“Life, Animated,” a documentary about an autistic child who learns to communicate by watching Disney films, took a couple years to come together — mainly because the filmmakers had to get the rights for the various Disney characters used in the film.
The key to their success was a connection between president of Disney Productions, Sean Bailey, and “Life, Animated” director Roger Ross Williams through the Sundance Institute.
After they were introduced by the CEO of Sundance, Williams went into Disney and pitched the idea of the film to Bailey. “He just totally loved it,” the director told Steve Pond at TheWrap’s Screening Series on Monday. “He said, ‘I’m going to help you and shepherd you through this process.'”

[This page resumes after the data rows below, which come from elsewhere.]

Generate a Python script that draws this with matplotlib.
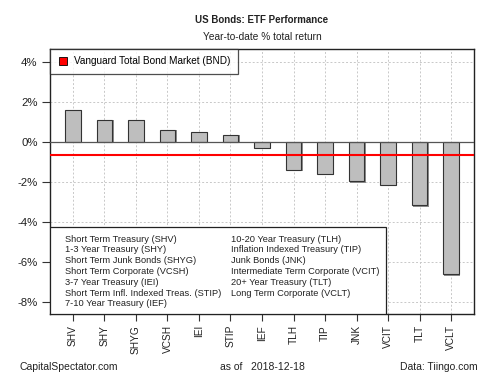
import matplotlib.pyplot as plt
from matplotlib.patches import Rectangle
from matplotlib.lines import Line2D

plt.rcParams['font.family'] = ['Liberation Sans', 'DejaVu Sans']

tickers = ['SHV', 'SHY', 'SHYG', 'VCSH', 'IEI', 'STIP', 'IEF',
           'TLH', 'TIP', 'JNK', 'VCIT', 'TLT', 'VCLT']
returns = [1.62, 1.08, 1.08, 0.58, 0.50, 0.33, -0.28,
           -1.38, -1.58, -1.97, -2.13, -3.17, -6.62]
bnd_return = -0.65
yticks = [4, 2, 0, -2, -4, -6, -8]
names_left = ['Short Term Treasury (SHV)', '1-3 Year Treasury (SHY)',
              'Short Term Junk Bonds (SHYG)', 'Short Term Corporate (VCSH)',
              '3-7 Year Treasury (IEI)', 'Short Term Infl. Indexed Treas. (STIP)',
              '7-10 Year Treasury (IEF)']
names_right = ['10-20 Year Treasury (TLH)', 'Inflation Indexed Treasury (TIP)',
               'Junk Bonds (JNK)', 'Intermediate Term Corporate (VCIT)',
               '20+ Year Treasury (TLT)', 'Long Term Corporate (VCLT)']

fig = plt.figure(figsize=(5, 3.75), dpi=100)
ax = fig.add_axes([50/500, 1-314/375, 424/500, 265/375])

x = list(range(len(tickers)))
# grid
for xi in x:
    ax.axvline(xi, color='#c8c8c8', lw=0.7, ls=(0, (2, 2)), zorder=0)
for yv in yticks:
    ax.axhline(yv, color='#c8c8c8', lw=0.7, ls=(0, (2, 2)), zorder=0)

# shadow then bars
ax.bar([xi + 0.04 for xi in x], [r - (0.06 if r < 0 else 0.0) for r in returns],
       width=0.5, color='#8c8c8c', edgecolor='none', zorder=1)
ax.bar(x, returns, width=0.5, color='#bebebe', edgecolor='#333333', lw=0.8, zorder=2)
ax.axhline(0, color='#555555', lw=0.9, zorder=3)
ax.axhline(bnd_return, color='#ff0000', lw=1.5, zorder=4)

ax.set_xlim(-0.73, 12.73)
ax.set_ylim(-8.6, 4.65)
ax.set_yticks(yticks)
ax.set_yticklabels(['%d%%' % v for v in yticks], fontsize=8.2, color='#222222')
ax.set_xticks(x)
ax.set_xticklabels(tickers, rotation=90, fontsize=7.3, color='#222222')
ax.tick_params(axis='y', length=6, width=0.8, color='#333333', pad=3)
ax.tick_params(axis='x', length=5, width=0.8, color='#333333', pad=3)
for s in ax.spines.values():
    s.set_color('#222222')
    s.set_linewidth(1)

# legend
leg = ax.legend([Line2D([], [], marker='s', ls='none', markersize=6,
                        markerfacecolor='#ff0000', markeredgecolor='#000000', markeredgewidth=0.6)],
                ['Vanguard Total Bond Market (BND)'], loc='upper left',
                bbox_to_anchor=(0, 1), fontsize=7.2, frameon=True, fancybox=False,
                borderaxespad=0, handlelength=1, handletextpad=0.7, borderpad=0.75)
leg.get_frame().set_edgecolor('#222222')
leg.get_frame().set_linewidth(0.9)
leg.set_zorder(10)

# names box
box = Rectangle((0, 0), (386-50)/424, (314-227)/265, transform=ax.transAxes,
                facecolor='white', edgecolor='#222222', lw=0.9, zorder=9)
ax.add_patch(box)
for i, t in enumerate(names_left):
    fig.text(65/500, 1 - (239 + i*10.8)/375, t, fontsize=6.7, color='#222222',
             va='center', zorder=11)
for i, t in enumerate(names_right):
    fig.text(231/500, 1 - (239 + i*10.8)/375, t, fontsize=6.7, color='#222222',
             va='center', zorder=11)

fig.text(262/500, 1 - 20/375, 'US Bonds: ETF Performance', ha='center', va='center',
         fontsize=7.0, fontweight='bold', color='#222222')
fig.text(262/500, 1 - 37/375, 'Year-to-date % total return', ha='center', va='center',
         fontsize=7.25, color='#222222')
fig.text(20/500, 1 - 367/375, 'CapitalSpectator.com', ha='left', va='center',
         fontsize=7.5, color='#222222')
fig.text(262/500, 1 - 367/375, 'as of   2018-12-18', ha='center', va='center',
         fontsize=7.5, color='#222222')
fig.text(478/500, 1 - 367/375, 'Data: Tiingo.com', ha='right', va='center',
         fontsize=7.5, color='#222222')

fig.savefig('out.png', dpi=100)
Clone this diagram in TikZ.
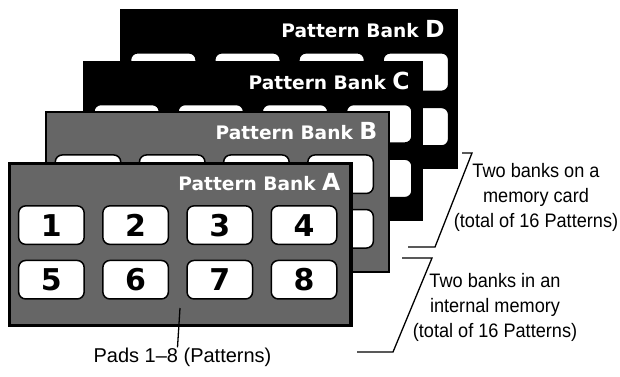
\documentclass[tikz,border=0pt]{standalone}
\usepackage{fontspec}
\setmainfont{Liberation Sans}
\newfontfamily\bankfont{DejaVu Sans}
\newfontfamily\notefont[FakeStretch=0.93]{Liberation Sans}
\usepackage{tikz}
\definecolor{bankgray}{HTML}{666666}

\begin{document}
\begin{tikzpicture}[x=1pt,y=-1pt,
  bank/.style={draw=black,rectangle,inner sep=0pt},
  pad/.style={draw,fill=white,rounded corners=7pt,line width=1.5pt,minimum width=65.5pt,minimum height=38.5pt,inner sep=0pt},
  title/.style={text=white,inner sep=0pt,anchor=base east,font=\bankfont\bfseries\fontsize{18.6}{20}\selectfont},
  digit/.style={inner sep=0pt,font=\bankfont\bfseries\fontsize{30}{30}\selectfont},
  note/.style={align=center,inner sep=0pt,font=\notefont\fontsize{19.5}{25}\selectfont},
  callout/.style={line width=1.3pt}]
\useasboundingbox (0,0) rectangle (620,376);
% the four banks, back to front
\foreach \b/\cx/\cy/\w/\h/\fc/\lw in {D/288.35/88.8/336.7/159/black/0.4,C/252.5/140.5/338.4/159/black/0.4,B/217/192.1/343/159.8/bankgray/2,A/180.25/244.6/341.5/161.8/bankgray/3.2}{
  \node[bank,fill=\fc,line width=\lw pt,minimum width=\w pt,minimum height=\h pt] (bank\b) at (\cx,\cy) {};
  \foreach \n in {1,...,8}{
    \pgfmathsetmacro\px{43.5+84.2*mod(\n-1,4)}
    \pgfmathsetmacro\py{\n>4 ? 117.6 : 63}
    \node[pad] (pad\b\n) at ([shift={(\px,\py)}]bank\b.north west) {};
  }
  \node[title] (title\b) at ([shift={(-12,28.5)}]bank\b.north east) {Pattern Bank {\fontsize{23.5}{24}\selectfont\b}};
}
\foreach \n in {1,...,8} \node[digit] (digit\n) at (padA\n) {\n};
% labels
\node[note,anchor=north] (cardnote) at (536,163) {Two banks on a\\memory card\\(total of 16 Patterns)};
\node[note,anchor=north] (memnote) at (495,273) {Two banks in an\\internal memory\\(total of 16 Patterns)};
\node[inner sep=0pt,anchor=base,font=\fontsize{20}{20}\selectfont] (padnote) at (182.5,362) {Pads 1--8 (Patterns)};
\coordinate (cardhi) at (472,153);
\coordinate (cardlo) at (435,247);
\coordinate (memhi) at (432,258);
\coordinate (memlo) at (393,352);
\coordinate (padgap) at (180,308);
\draw[callout] ([xshift=-10pt]cardhi) -- (cardhi) -- (cardlo) -- ([xshift=-27pt]cardlo);
\draw[callout] ([xshift=-30pt]memhi) -- (memhi) -- (memlo) -- ([xshift=-36pt]memlo);
\draw[callout] (padgap) -- ([xshift=-5pt]padnote.north);
\end{tikzpicture}
\end{document}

Bailey then put together a team of the heads of departments at Disney to listen as Williams talked them through the documentary’s journey — which was impactful, to say the least.
“I had shot a bunch of the film, and I did a presentation and I had these index cards and I was shaking and was terrified,” Williams revealed, “I was like, ‘this is it.’ By the time I had gotten to the end of the presentation, they were all in tears, and I had them. I refer to it as the day I made the lawyers cry.”

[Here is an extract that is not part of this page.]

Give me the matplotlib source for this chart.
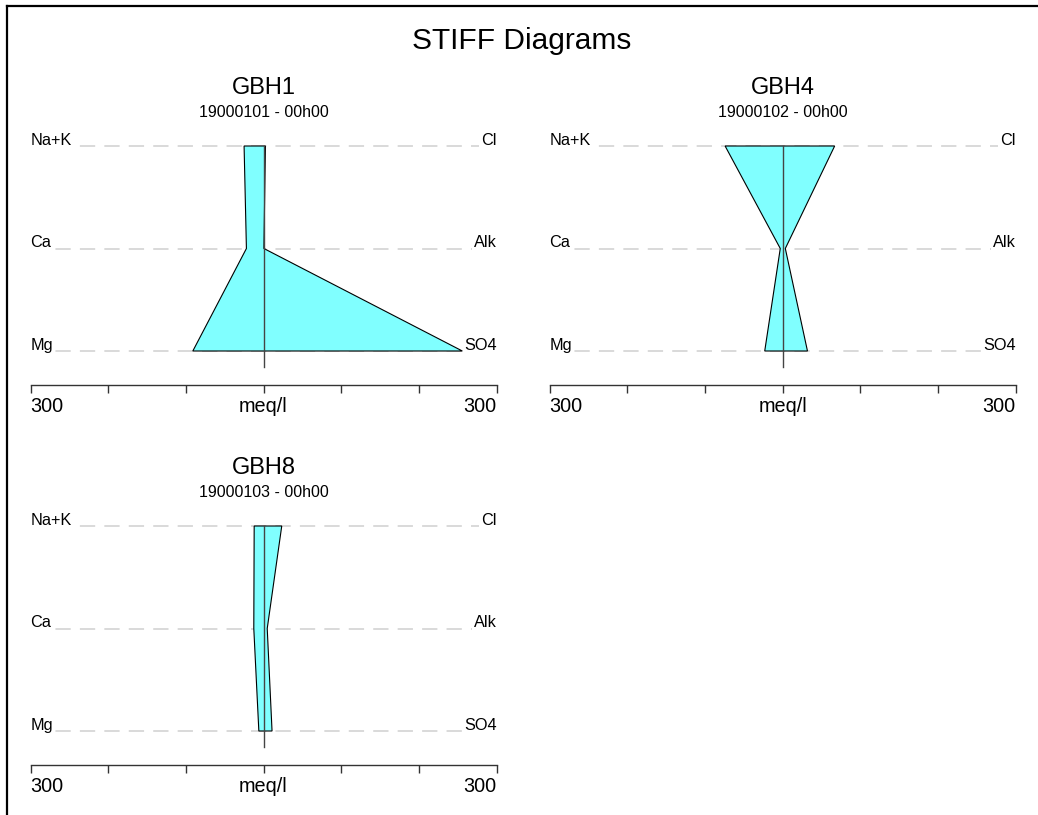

If Disney hadn’t given them the rights, he said, they would’ve figured out a way to shoot the film with fair use, but instead, “I took a leap of faith,” Williams said.
“Life, Animated” follows Owen Suskind, a young man who was unable to speak as a child until his family discovered that by immersing himself in classic Disney animated films, he could learn to communicate. The film follows Suskind on his journey through adulthood, and it is based on his father Ron Suskind’s New York Times bestseller titled “Life, Animated — A Story of Sidekicks, Heroes, and Autism.”
After he went inexplicably silent at the age of three, Suskind spoke his first words, “I don’t want to grow up like Mowgli or Peter Pan.”
The filmmakers of “Life, Animated” never told Suskind which Disney clips to watch while making the doc. It was all 100 percent Suskind’s decision.
“This is how he gets through life,” Williams said. “He uses these films to understand and decipher the world. All day long, he is watching clips to understand how he is feeling and what’s going on in his life. He chooses these clips very wisely and we didn’t have any say.”
One example is when Suskind’s girlfriend, Emily, broke up with him. Williams said Suskind watched a scene in “Toy Story” where a toy named Emily is sad because her owner doesn’t want to play with her anymore and abandons her.
“He kept playing it over and over and when I would catch him, he would say, ‘I’m not watching it!’ … He had to go through the pain and emotion and had to find his peace with it. That was a process that plays out because Owen just expresses it verbally. I think he needed to go through that.”
During the Q&A, Williams reflected on the process of making the film and its subject, saying that Suskind was the “ideal documentary subject, who lives in the moment and understood what we were doing … helping other people understand who he is and bring them into his world.”
He added, “Owen is not someone you can direct. If I would say, ‘Owen, walk through the door again,’ he would say, ‘why? I just walked through this door!’ Owen is pure, he won’t lie, and he has no filter. He is a pure human being — he is just who he is.”